Released in January 1979 on Spirits Having Flown, Bee Gees track Living Together is the kind of album cut that can be overlooked simply because of the company it keeps. This was the record that arrived after the enormous cultural sweep of Saturday Night Fever, and it carried major songs such as Too Much Heaven, Tragedy, and Love You Inside Out. Credited to Barry, Robin, and Maurice Gibb, it belongs to a period when the group’s sound was so dominant that smaller details could easily disappear behind the headlines. Yet Living Together is valuable for precisely that reason. It does not need the biggest entrance on the album to reveal something essential about how the Bee Gees worked.
What makes the recording so satisfying is the way it stages its voices. The verses are led by Robin Gibb, whose high, airy delivery gives the opening a floating quality. There is a falsetto lightness to the phrasing that makes the song feel almost suspended, as though it is gathering feeling rather than declaring it. Then Barry Gibb steps into the chorus, and the whole arrangement seems to widen. His entrance gives the melody more weight, more forward pull, and more obvious release. It is a beautifully judged changeover. The shift is not there for novelty. It is there because the Bee Gees understood that a song can deepen when one voice asks the question and another voice answers it.
That is one of the lasting pleasures of listening closely to the Bee Gees outside their biggest singles. Popular shorthand often reduces them to a few familiar ideas: the falsetto era, the disco era, the era of unstoppable radio success. All of that is part of the story, but it misses the care inside the records. The brothers were masters of contrast. Robin often carried a certain inward ache in his tone, even when the arrangement around him was sleek and polished. Barry could bring brightness, pressure, and lift, making a chorus feel as if it had suddenly found the room it needed. And Maurice Gibb, whether heard distinctly in the blend or felt in the structure of the harmony, helped hold the middle ground that made the family sound so complete. On Living Together, those differences are not hidden. They are the architecture of the song.
The production style of Spirits Having Flown helps that architecture stand out. The album is polished, rhythmically supple, and full of carefully stacked vocals, but its best moments never feel mechanical. Living Together moves with the ease of late-1970s pop craftsmanship, yet it is not simply dressed in gloss. The groove glides rather than pushes, leaving space for the voices to do the real dramatic work. Harmonies enter not as decoration but as shape and direction. The Bee Gees had been singing together for so long that they could make a transition sound almost inevitable, and that familiarity gives the track its grace. They do not sound like singers taking turns. They sound like one musical thought passing from brother to brother.
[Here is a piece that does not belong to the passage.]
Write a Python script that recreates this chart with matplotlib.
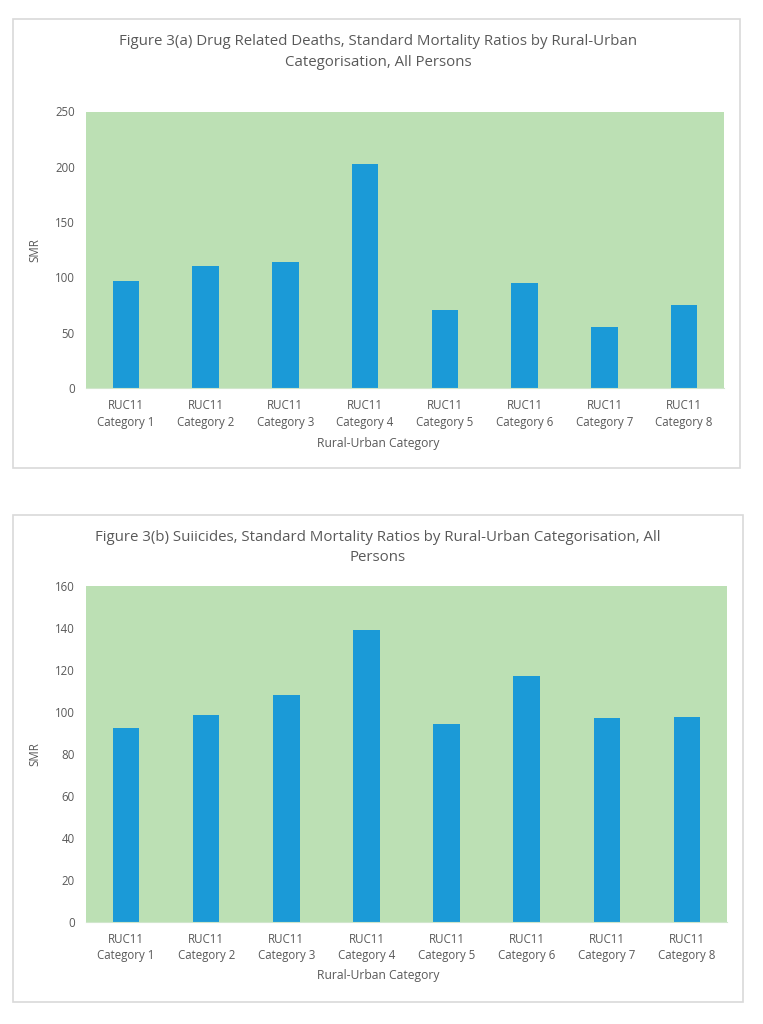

That is especially true in the central hand-off between Robin and Barry. Robin’s opening creates a sense of delicacy, even uncertainty, as if the song is leaning upward on feeling alone. When Barry arrives, he does not erase that mood. He steadies it. The chorus lands with more confidence, but it still carries the emotional color Robin introduced. That continuity is what makes the moment so strong. In lesser hands, a switch in lead vocals can feel like a spotlight change. Here it feels like emotional development. The song does not stop to show you the trick. It simply becomes fuller before you have time to notice why.
There is also a broader historical meaning in that choice. By 1979, listeners around the world were deeply familiar with the Bee Gees as hitmakers, and Barry’s distinctive upper-register sound had become a defining part of their public identity. Living Together quietly reminds us that the group’s identity was never only one sound or one brother. Even at the height of their fame, the Bee Gees were still at their best when they let contrast do the work. A deep cut like this reveals the democratic intelligence inside the music. It shows how the group could distribute tension, release, softness, and strength across different voices without losing the unity that made them instantly recognizable.
That is why Living Together continues to reward a full-album listen. It may not be the song most people name first when they talk about Spirits Having Flown, but it reveals something just as durable as a hit chorus: trust. Trust in arrangement, trust in restraint, trust in the emotional difference between one brother’s tone and another’s. Let Robin open the door in that light, high register. Let Barry push the chorus wider. Let the harmonies join the two spaces together. In a catalog filled with songs that made their presence known immediately, Living Together offers a quieter kind of satisfaction, the sound of vocal harmony becoming the real story.